Designing Tailored Solutions in Informal Settlements
The team from the Revitalising Informal Settlements and their Environment (RISE) talked about their work in improving sanitation across informal settlements in Makassar, Indonesia. Despite the stark need for improving sanitation in informal settlements, governments often find it hard to expand trunk sewage systems that require significant resources and space to set up and maintain. Instead, the RISE team began by setting up a co-design process where community members were invited to discuss issues related to water and sanitation, and how these contributed to frequent flooding and health consequences. Recognizing that it was impossible to speak to all community members in one place, they placed residents in smaller clusters of seven houses each and discussed the issue with each cluster to ensure no one was left behind. While this process was time- and resource-intensive, it ensured interest and engagement among the community. The RISE team then developed nature-based and fitted solutions to improve waste management. They also established a group of community representatives, Kelompok Pengelola Lingkungan or KePoLink, who were trained on different aspects of the new waste management systems. KePoLink are now an essential component, ensuring that the efforts of the team are sustainable and can expand.

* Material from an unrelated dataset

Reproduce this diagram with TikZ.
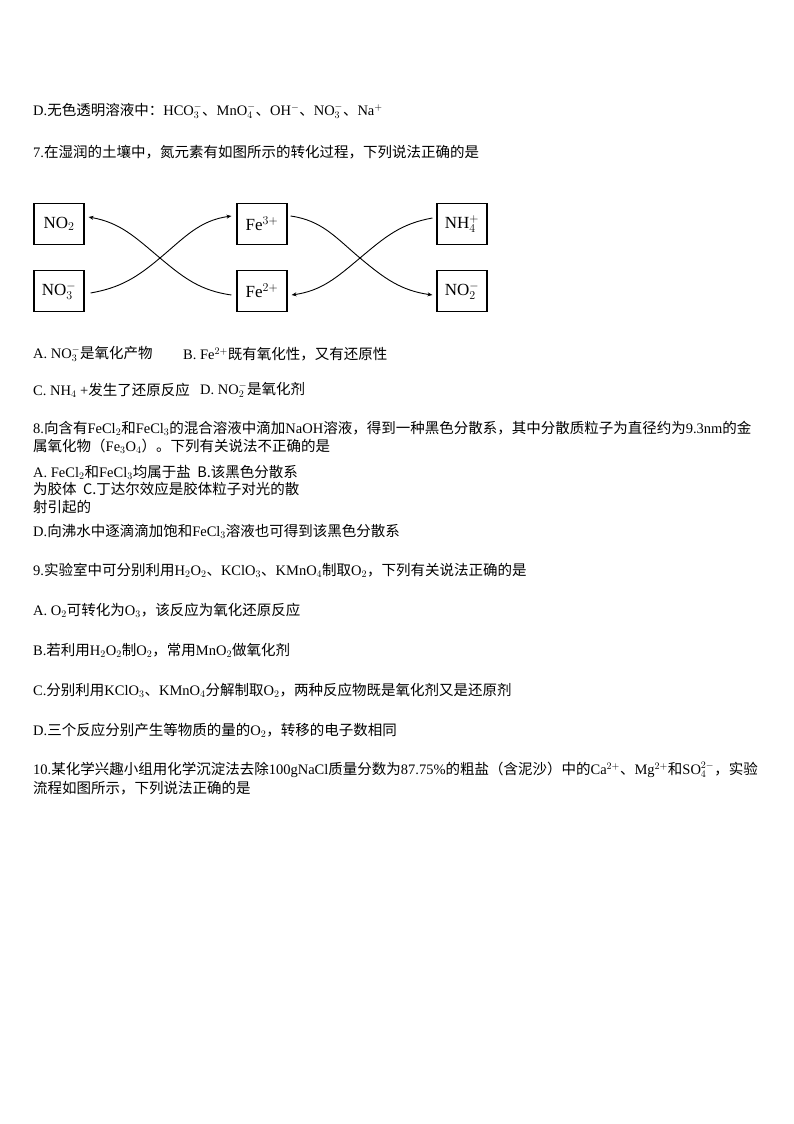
\documentclass[tikz,border=0pt]{standalone}
\usepackage{fontspec}
\setmainfont{Liberation Serif}
\newfontfamily\cjkfont{Noto Sans CJK SC}
\newfontfamily\latfont{Liberation Serif}
\XeTeXinterchartokenstate=1
\newXeTeXintercharclass\cjkclass
\newcount\cc
\cc="4E00 \loop \XeTeXcharclass\cc=\cjkclass \advance\cc 1 \ifnum\cc<"A000 \repeat
\cc="3000 \loop \XeTeXcharclass\cc=\cjkclass \advance\cc 1 \ifnum\cc<"3040 \repeat
\cc="FF00 \loop \XeTeXcharclass\cc=\cjkclass \advance\cc 1 \ifnum\cc<"FFF0 \repeat
\XeTeXinterchartoks 0 \cjkclass = {\cjkfont}
\XeTeXinterchartoks 4095 \cjkclass = {\cjkfont}
\XeTeXinterchartoks \cjkclass 0 = {\latfont}
\usetikzlibrary{arrows.meta}
\begin{document}
\begin{tikzpicture}[x=1pt,y=-1pt,
  txt/.style={anchor=west,inner sep=0pt,font=\fontsize{14.5}{16}\selectfont},
  box/.style={draw,line width=1.1pt,minimum width=50pt,minimum height=41pt,inner sep=0pt,font=\fontsize{17}{18}\selectfont},
  arr/.style={line width=0.9pt,-{Stealth[length=5pt,width=4pt]}}]
\useasboundingbox (0,0) rectangle (794,1124);
\node[txt] (l1) at (33,111) {D.无色透明溶液中：HCO$_3^-$、MnO$_4^-$、OH$^-$、NO$_3^-$、Na$^+$};
\node[txt] (l2) at (33,152) {7.在湿润的土壤中，氮元素有如图所示的转化过程，下列说法正确的是};
\node[box] (no2) at (59,224) {NO$_2$};
\node[box] (no3) at (59,291) {NO$_3^-$};
\node[box] (fe3) at (262,224) {Fe$^{3+}$};
\node[box] (fe2) at (262,291) {Fe$^{2+}$};
\node[box] (nh4) at (462,224) {NH$_4^+$};
\node[box] (no2m) at (462,291) {NO$_2^-$};
\coordinate (c1) at (160,258);
\coordinate (c2) at (360,258);
\draw[arr] ([xshift=6pt,yshift=-2pt]no3.east) to[out=10,in=220] (c1) to[out=40,in=188] ([xshift=-5pt,yshift=8pt]fe3.west);
\draw[arr] ([xshift=-5pt,yshift=-4pt]fe2.west) to[out=172,in=-40] (c1) to[out=140,in=-10] ([xshift=4pt,yshift=7pt]no2.east);
\draw[arr] ([xshift=3pt,yshift=8pt]fe3.east) to[out=-8,in=140] (c2) to[out=-40,in=172] ([xshift=-4pt,yshift=-4pt]no2m.west);
\draw[arr] ([xshift=-4pt,yshift=6pt]nh4.west) to[out=190,in=40] (c2) to[out=220,in=8] ([xshift=4pt,yshift=-4pt]fe2.east);
\node[txt] (l3) at (33,354) {A. NO$_3^-$是氧化产物};
\node[txt] (l3b) at (183,354) {B. Fe$^{2+}$既有氧化性，又有还原性};
\node[txt] (l4) at (33,390) {C. NH$_4$ +发生了还原反应};
\node[txt] (l4b) at (200,390) {D. NO$_2^-$是氧化剂};
\node[txt] (l5) at (33,428) {8.向含有FeCl$_2$和FeCl$_3$的混合溶液中滴加NaOH溶液，得到一种黑色分散系，其中分散质粒子为直径约为9.3nm的金};
\node[txt] (l6) at (33,446) {属氧化物（Fe$_3$O$_4$）。下列有关说法不正确的是};
\node[txt] (l7) at (33,472) {A. FeCl$_2$和FeCl$_3$均属于盐\ \ B.该黑色分散系};
\node[txt] (l8) at (33,489) {为胶体\ \ C.丁达尔效应是胶体粒子对光的散};
\node[txt] (l9) at (33,507) {射引起的};
\node[txt] (l10) at (33,531) {D.向沸水中逐滴滴加饱和FeCl$_3$溶液也可得到该黑色分散系};
\node[txt] (l11) at (33,570) {9.实验室中可分别利用H$_2$O$_2$、KClO$_3$、KMnO$_4$制取O$_2$，下列有关说法正确的是};
\node[txt] (l12) at (33,610) {A. O$_2$可转化为O$_3$，该反应为氧化还原反应};
\node[txt] (l13) at (33,650) {B.若利用H$_2$O$_2$制O$_2$，常用MnO$_2$做氧化剂};
\node[txt] (l14) at (33,690) {C.分别利用KClO$_3$、KMnO$_4$分解制取O$_2$，两种反应物既是氧化剂又是还原剂};
\node[txt] (l15) at (33,730) {D.三个反应分别产生等物质的量的O$_2$，转移的电子数相同};
\node[txt] (l16) at (33,770) {10.某化学兴趣小组用化学沉淀法去除100gNaCl质量分数为87.75\%的粗盐（含泥沙）中的Ca$^{2+}$、Mg$^{2+}$和SO$_4^{2-}$，实验};
\node[txt] (l17) at (33,788) {流程如图所示，下列说法正确的是};
\end{tikzpicture}
\end{document}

In Penang, Malaysia, Ong Bee Leng highlighted the work of the Penang Women’s Development Cooperation (PWDC) in integrating gender-based and participatory budgeting. They did so by facilitating a series of focus group discussions with different groups of city residents. By opting for smaller group discussions instead of larger town hall gatherings, they were able to overcome the challenge of only capturing the voices of those who are most vocal, typically men. By curating a series of dialogues, PWDC was able to gather the varied needs and perspectives of men and women and people living with disabilities. This process not only increased the responsiveness of government decisions but also increased community ownership of waste management services in their locality. For instance, the community opted to contract cleaning services among community members instead of outsourcing it to a company. This increased both the quality of service but also provided livelihood opportunities for some.
Overall, these case studies demonstrated that solutions that are driven and owned by communities most impacted are not only more inclusive but more efficient, enduring and smart.
Over the next few months, the Foundation will be curating similar dialogues on the topic of urban safety and decent work. All case studies and other examples will be showcased in a public inclusive cities event scheduled in September 2022.